彼女はこの日に賭けていた。決勝を吹田で見ることを渇望していた。その前に行われた定期試験にすさまじい集中力で臨み、素晴らしい成果を残した。
でも、仕事の都合で行かれなかった妻を残し、その日私と二人で出掛けた遠征の末、敗けた。彼女は敗北の瞬間に人目もはばからず号泣した。ひとしきり泣いた後、帰りの車の中で彼女は一言も話すことはなかった。彼女はまだ中学二年生だった。
2019年、優勝した年は高校一年生。彼女は学校推薦での大学進学を目指していたために定期試験を優先した。だからアウェイ松本を最後に試験前だという理由であの川崎アウェイとホームFC東京戦を見ることはなかった。盛り上がる両親を尻目に試験にむけて没頭した。そしてその成績は再び素晴らしいものだった。
トップの画像はその今のところ最後の遠征だった2019年松本アウェイの街角での一枚である。このあとめっきりとマリノスのことを彼女の口から進んで語られることはめっきりと減ってしまった。
そして、彼女は見事に学校推薦により大学進学を決めた。だが、スタジアムに足を自ら足を運ぶことはほとんどなくなった。そしてあの冒頭の発言である。
2016年のあの冬に彼女が本当のところ何をどう感じたのか、いまだに聞けてはいない。少し聞くのが怖いのだ。正直なところ。
ちょうど30年前、マリノスをめぐる私のファミリーヒストリーは始まった。一人の時もあったし、今は来ていない仲間とみることもあったし、つまらないことからの別れもあったが、一貫として私たちは30年間マリノスと共に歩んできている。
もしこの私たちのファミリーヒストリーにマリノスという存在がなぜそのような大きなものになったのかという事を改めて考えてみると、それはクサイ言葉かもしれないけど「感動の共有化」だと思う。
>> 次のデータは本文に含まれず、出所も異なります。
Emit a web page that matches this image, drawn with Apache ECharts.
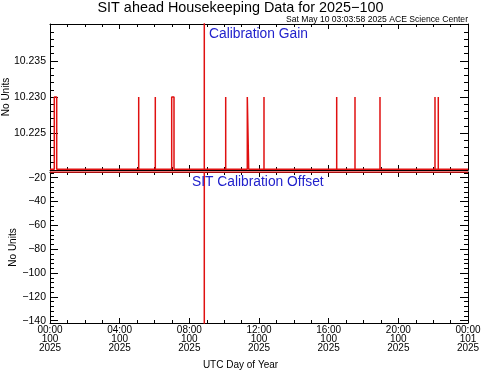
<!DOCTYPE html>
<html>
<head>
<meta charset="utf-8">
<script src="https://cdn.jsdelivr.net/npm/echarts@6/dist/echarts.min.js"></script>
<style>
html,body{margin:0;padding:0;background:#fff;}
#c{width:481px;height:371px;}
</style>
</head>
<body>
<div id="c"></div>
<script>
// ---- data ----
const xTickHours = [0, 4, 8, 12, 16, 20, 24];
const xTickTimes = ['00:00', '04:00', '08:00', '12:00', '16:00', '20:00', '00:00'];
const xTickDays = ['100', '100', '100', '100', '100', '100', '101'];
const xTickYear = '2025';

const gainTickLabels = [10.225, 10.230, 10.235];
const offsetTickLabels = [-20, -40, -60, -80, -100, -120, -140];

// Calibration Gain: baseline with short pulses (start/end in hours of day 100)
const gainBase = 10.22;
const gainHigh = 10.23;
const gainPulseStart = [0.247, 5.093, 6.046, 6.987, 10.088, 11.328, 12.287, 16.461, 17.512, 18.947, 22.105, 22.294];
const gainPulseEnd   = [0.385, 5.093, 6.046, 7.120, 10.088, 11.408, 12.287, 16.461, 17.512, 18.947, 22.105, 22.294];

// data gap / bad sample at ~08:52
const gapHour = 8.859;
const gapGain = 99;
const gapOffset = -999;

// SIT Calibration Offset: constant value
const offsetValue = -15.2;

// ---- build series data ----
const events = gainPulseStart.map((s, i) => ({ s: s, e: gainPulseEnd[i], v: gainHigh }));
events.push({ s: gapHour, e: gapHour, v: gapGain });
events.sort((a, b) => a.s - b.s);
const gainData = [[0, gainBase]];
events.forEach(ev => {
  gainData.push([ev.s, gainBase], [ev.s, ev.v], [ev.e, ev.v], [ev.e, gainBase]);
});
gainData.push([24, gainBase]);

const offsetData = [[0, offsetValue], [gapHour, offsetValue], [gapHour, gapOffset], [gapHour, offsetValue], [24, offsetValue]];

function range(a, b, step, dec) {
  const out = [];
  const n = Math.round((b - a) / step);
  for (let i = 0; i <= n; i++) out.push(+(a + i * step).toFixed(dec));
  return out;
}
const gainMinor = range(10.220, 10.240, 0.001, 3);
const offsetMinor = range(-140, -16, 4, 0);

const gainMin = 10.2199, gainMax = 10.2401;
const offMin = -141.9, offMax = -15.2;

const FONT = 'Liberation Sans';
const axisLine = { show: true, onZero: false, lineStyle: { color: '#000', width: 1 } };
const noLine = { show: false, onZero: false };

function xAxes(gridIndex, showLabels) {
  const base = {
    type: 'value', gridIndex: gridIndex, min: 0, max: 24, interval: 4,
    axisLine: axisLine, splitLine: { show: false },
    axisTick: { show: true, inside: true, length: 5, lineStyle: { color: '#000' } },
    minorTick: { show: true, splitNumber: 4, length: 3, lineStyle: { color: '#000' } },
  };
  return [
    Object.assign({}, base, {
      position: 'bottom',
      axisLabel: showLabels ? {
        show: true, margin: 3, fontFamily: FONT, fontSize: 10, color: '#000', lineHeight: 9,
        showMinLabel: true, showMaxLabel: true, hideOverlap: false,
        formatter: function (v) {
          const i = xTickHours.indexOf(v);
          return i < 0 ? '' : xTickTimes[i] + '\n' + xTickDays[i] + '\n' + xTickYear;
        }
      } : { show: false }
    }),
    Object.assign({}, base, { position: 'top', axisLabel: { show: false } })
  ];
}

function yAxes(gridIndex, mn, mx, labels, minor, fmt, nameGap) {
  const common = { type: 'value', gridIndex: gridIndex, min: mn, max: mx, splitLine: { show: false } };
  return [
    Object.assign({}, common, {
      position: 'left', axisLine: axisLine,
      name: 'No Units', nameLocation: 'middle', nameRotate: 90, nameGap: nameGap, nameMoveOverlap: false,
      nameTextStyle: { fontFamily: FONT, fontSize: 10, color: '#000' },
      axisTick: { show: true, inside: true, length: 8, customValues: labels, lineStyle: { color: '#000' } },
      axisLabel: { show: true, customValues: labels, margin: 4, fontFamily: FONT, fontSize: 10.5, color: '#000', formatter: fmt }
    }),
    Object.assign({}, common, {
      position: 'left', axisLine: noLine, axisLabel: { show: false },
      axisTick: { show: true, inside: true, length: 4, customValues: minor, lineStyle: { color: '#000' } }
    }),
    Object.assign({}, common, {
      position: 'right', axisLine: axisLine, axisLabel: { show: false },
      axisTick: { show: true, inside: true, length: 8, customValues: labels, lineStyle: { color: '#000' } }
    }),
    Object.assign({}, common, {
      position: 'right', axisLine: noLine, axisLabel: { show: false },
      axisTick: { show: true, inside: true, length: 4, customValues: minor, lineStyle: { color: '#000' } }
    })
  ];
}

const chart = echarts.init(document.getElementById('c'), null, { renderer: 'canvas' });
chart.setOption({
  backgroundColor: '#fff',
  animation: false,
  title: [
    { text: 'SIT ahead Housekeeping Data for 2025\u2212100', left: 'center', top: 1, padding: 0,
      textStyle: { fontFamily: FONT, fontSize: 14.4, fontWeight: 'normal', color: '#000' } },
    { text: 'Sat May 10 03:03:58 2025 ACE Science Center', right: 13, top: 15, padding: 0,
      textStyle: { fontFamily: FONT, fontSize: 8.6, fontWeight: 'normal', color: '#000' } },
    { text: 'Calibration Gain', left: 209, top: 27, padding: 0,
      textStyle: { fontFamily: FONT, fontSize: 13.8, fontWeight: 'normal', color: '#2222cc' } },
    { text: 'SIT Calibration Offset', left: 192, top: 175.5, padding: 0,
      textStyle: { fontFamily: FONT, fontSize: 13.8, fontWeight: 'normal', color: '#2222cc' } },
    { text: 'UTC Day of Year', left: 'center', top: 360, padding: 0,
      textStyle: { fontFamily: FONT, fontSize: 10, fontWeight: 'normal', color: '#000' } }
  ],
  grid: [
    { left: 50, top: 24, width: 418, height: 146, containLabel: false, outerBoundsMode: 'none' },
    { left: 50, top: 172, width: 418, height: 151, containLabel: false, outerBoundsMode: 'none' }
  ],
  xAxis: [].concat(xAxes(0, false), xAxes(1, true)),
  yAxis: [].concat(
    yAxes(0, gainMin, gainMax, gainTickLabels, gainMinor, v => v.toFixed(3), 39),
    yAxes(1, offMin, offMax, offsetTickLabels, offsetMinor, v => String(v).replace('-', '\u2212'), 32)
  ),
  series: [
    { type: 'line', xAxisIndex: 0, yAxisIndex: 0, data: gainData, symbol: 'none', clip: true,
      lineStyle: { color: '#e01010', width: 1.5 } },
    { type: 'line', xAxisIndex: 2, yAxisIndex: 4, data: offsetData, symbol: 'none', clip: true,
      lineStyle: { color: '#e01010', width: 1.5 } }
  ]
});
</script>
</body>
</html>
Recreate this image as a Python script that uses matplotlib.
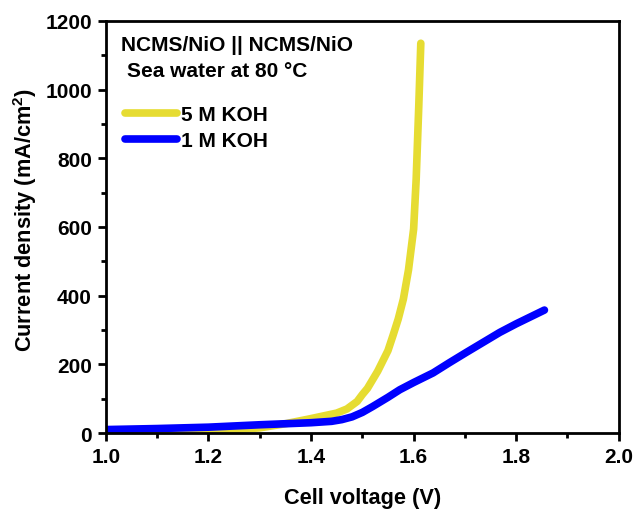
import matplotlib
matplotlib.use("Agg")
import matplotlib.pyplot as plt
from matplotlib.ticker import MultipleLocator

# ============ data ============
v_5m = [1.0, 1.1, 1.2, 1.25, 1.3, 1.35, 1.4, 1.45, 1.47, 1.49, 1.50, 1.51,
        1.53, 1.55, 1.56, 1.57, 1.58, 1.59, 1.60, 1.605, 1.61, 1.614]
j_5m = [2, 4, 7, 10, 15, 27, 42, 58, 70, 92, 112, 130,
        180, 240, 285, 332, 390, 475, 594, 740, 950, 1135]

v_1m = [1.0, 1.1, 1.2, 1.3, 1.4, 1.44, 1.46, 1.48, 1.50, 1.52, 1.55, 1.573,
        1.6, 1.638, 1.67, 1.703, 1.768, 1.8, 1.855]
j_1m = [10, 13, 17, 24, 30, 34, 39, 47, 60, 77, 104, 126,
        147, 175, 205, 235, 293, 318, 358]

labels = ["5 M KOH", "1 M KOH"]
colors = ["#E6DC32", "#0000FF"]

plt.rcParams["font.family"] = ["Liberation Sans", "DejaVu Sans"]
plt.rcParams["font.weight"] = "bold"
plt.rcParams["mathtext.fontset"] = "custom"
plt.rcParams["mathtext.bf"] = "Liberation Sans:bold"
plt.rcParams["mathtext.rm"] = "Liberation Sans:bold"

FS = 15
FS_LABEL = 15.7

fig = plt.figure(figsize=(6.34, 5.10), dpi=100)
ax = fig.add_axes([0.167, 0.149, 0.809, 0.808])

for v, j, c, lab in zip([v_5m, v_1m], [j_5m, j_1m], colors, labels):
    ax.plot(v, j, color=c, lw=5.5, solid_capstyle="round",
            solid_joinstyle="round", label=lab)

ax.set_xlim(1.0, 2.0)
ax.set_ylim(0, 1200)
ax.xaxis.set_major_locator(MultipleLocator(0.2))
ax.xaxis.set_minor_locator(MultipleLocator(0.1))
ax.yaxis.set_major_locator(MultipleLocator(200))
ax.yaxis.set_minor_locator(MultipleLocator(100))
ax.xaxis.set_major_formatter(plt.FormatStrFormatter("%.1f"))

for s in ax.spines.values():
    s.set_linewidth(2)
ax.tick_params(which="major", direction="out", length=6, width=2, labelsize=FS, pad=4)
ax.tick_params(which="minor", direction="out", length=3.5, width=2)

ax.set_xlabel("Cell voltage (V)", fontsize=FS_LABEL, fontweight="bold", labelpad=15)
ax.set_ylabel(r"Current density (mA/cm$^{2}$)", fontsize=FS_LABEL, fontweight="bold")
ax.yaxis.set_label_coords(-0.131, 0.519)

ax.text(0.029, 0.944, "NCMS/NiO || NCMS/NiO", transform=ax.transAxes,
        fontsize=FS, fontweight="bold", va="center")
ax.text(0.041, 0.879, "Sea water at 80 °C", transform=ax.transAxes,
        fontsize=FS, fontweight="bold", va="center")

leg = ax.legend(loc="upper left", bbox_to_anchor=(0.037, 0.795), frameon=False,
                fontsize=FS, handlelength=2.5, handletextpad=0.2,
                labelspacing=0.32, borderaxespad=0, borderpad=0)

fig.savefig("out.png", dpi=100)
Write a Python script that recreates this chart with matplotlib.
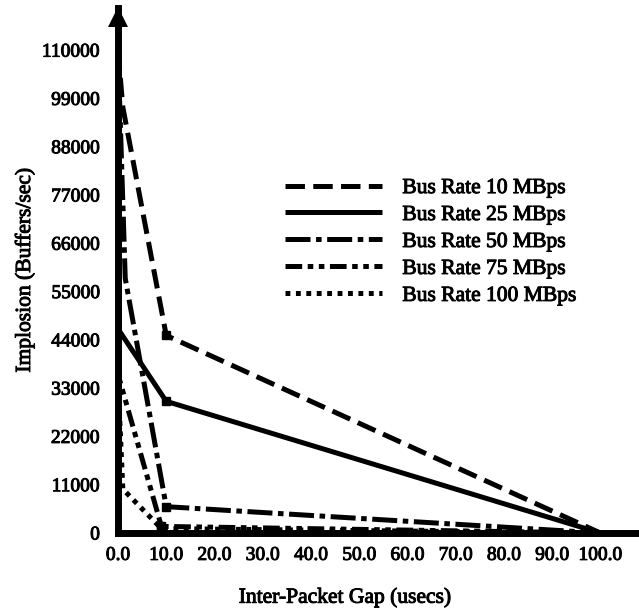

当然スポーツなのだから負けることもあるけれど、勝った時の喜び、アウェイの地で新たに発見すること、そんなことはきっと他にも色々なアプローチであるのかもしれないけど、それが我々の場合「たまたま」マリノスであった、というだけのことかもしれない。そんな事を経験したことがない家族なんてごまんと居るだろう。
ここ数年はSNSを通じて本名を知らない仲間が夢のような数に増えた。「発煙筒」をキーワードにしてなぜか「マリサポ焚火部」を預からさせてもらっている。仲間の輪が広がっていく。毎日少しずつ。とても嬉しい。とても素晴らしい。いつまでも続けばいいと思う。
でも、その中に僕の娘がいてくれたらもっと嬉しいというのは本音だ。これから大学に進学もすれば他に楽しいこともあるだろう。それはそれで仕方ない。彼女の生き方だから。
でも、いったんマリノスという媒体を通して感じてしまった共有感はそんな簡単には剥がすことはできないと信じている。今は遠ざかっているけれど、またいつの日か彼女が自分の意志でスタジアムに戻ってきてくれたらとても嬉しい。一緒に民衆の歌を歌いたい。昔みたいに一緒にフラッグを振りたい。そして私が死んでもこのL旗を振ってほしい。
ミーハーな気持ちから入ったこの世界だけれど、気が付いたら今では無くてはならないものになっている。こんな世の中だけど、心の底から信じる事ができるものがある幸せを噛みしめている。そんな幸せある?知らないで死んでいく人も多いのに。
「死ぬまでトリコロール」。もうちょっとなので頑張ってみます。
世界でも類を見ないほど平和なJリーグがこれからも、そしてこのまま50年、100年と続いていきますように。この喜びを少しでも多くの人に伝える事ができますように。そして、できる事ならば僕の娘を通じて孫や子孫に続いていきますように。そしてその誰かが私の旗を未来の青空の下で振ってくれますように。